Le Président est mort. Le Tchad doit continuer à vivre. Nous savons tous que seule la grâce de Dieu a pu permettre dans ce moment particulier de préserver la stabilité du pays tant le risque d’implosion était grand. Les événements qui se déroulent au Soudan voisin doivent nous rappeler que la paix n’est jamais acquise tant que les conditions objectives de sa pérennisation ne sont pas réunies et sanctuarisées par ceux qui en ont la responsabilité.

Le Maréchal a régné. Comme tout être humain, il avait ses défauts et ses qualités. Il a réussi des choses qu’il faut fructifier, il en a raté d’autres qu’il faut rattraper. Mais il fut un vrai patriote et un grand homme d’État avec une humanité qui n’est connue que des intimes. Les 10 années passées à ses côtés nous autorisent à porter ce jugement sur le défunt. Qu’Allah le couvre de sa bénédiction et le compte parmi les résidents du paradis.
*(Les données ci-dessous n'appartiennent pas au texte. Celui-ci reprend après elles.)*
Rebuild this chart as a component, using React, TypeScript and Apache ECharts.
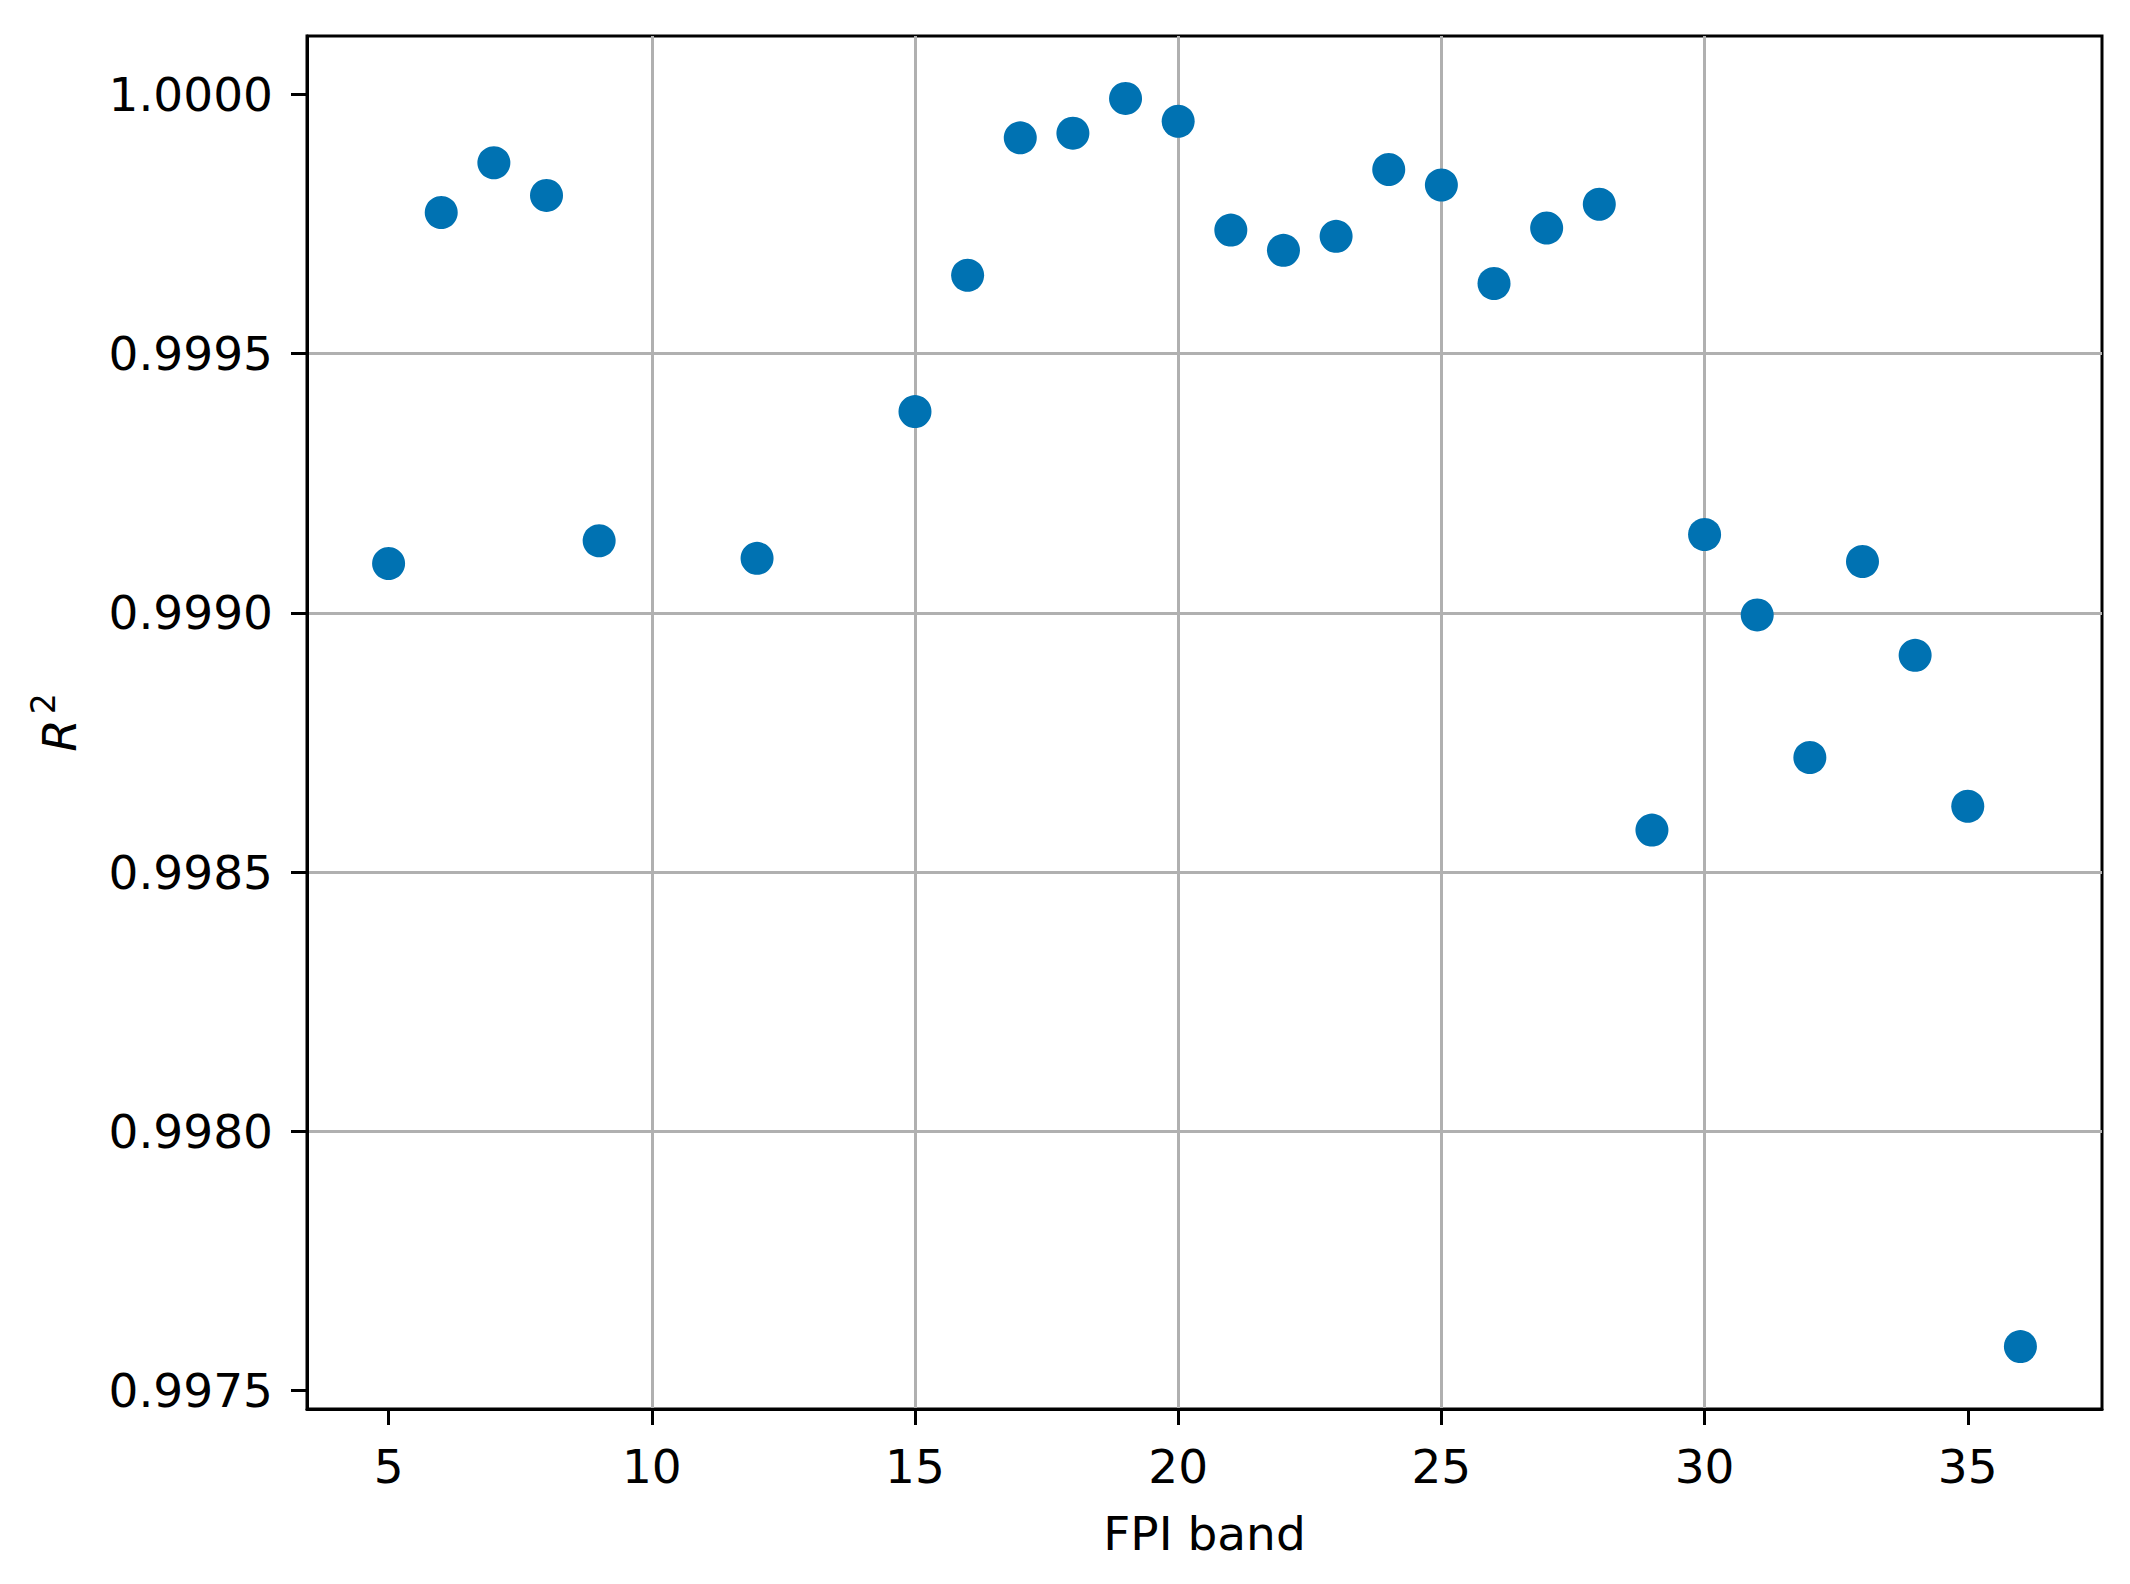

En conclusion, la mort est là pour nous rappeler notre fragilité. Il n’y a pas d’égal à la toute-puissance d’Allah. Les gouvernants qui se rappellent en permanence cette vérité sont les mieux à même de diriger avec justice, hauteur et détachement. Pour faire un chef respecté et aimé par Dieu ainsi que par les hommes, il faut se départir de toute forme de mégalomanie et réprimer l’ascendant que les relations interpersonnelles tentent en vous-même de prendre sur les exigences de la gestion des affaires de l’État. À bon entendeur salut !

Abdoulaye Sabre Fadoul

P.S : Certains détails et l’analyse de ces moments sont à retrouver dans nos mémoires si Dieu nous donne le temps et la force de les rédiger avant notre rappel à Lui.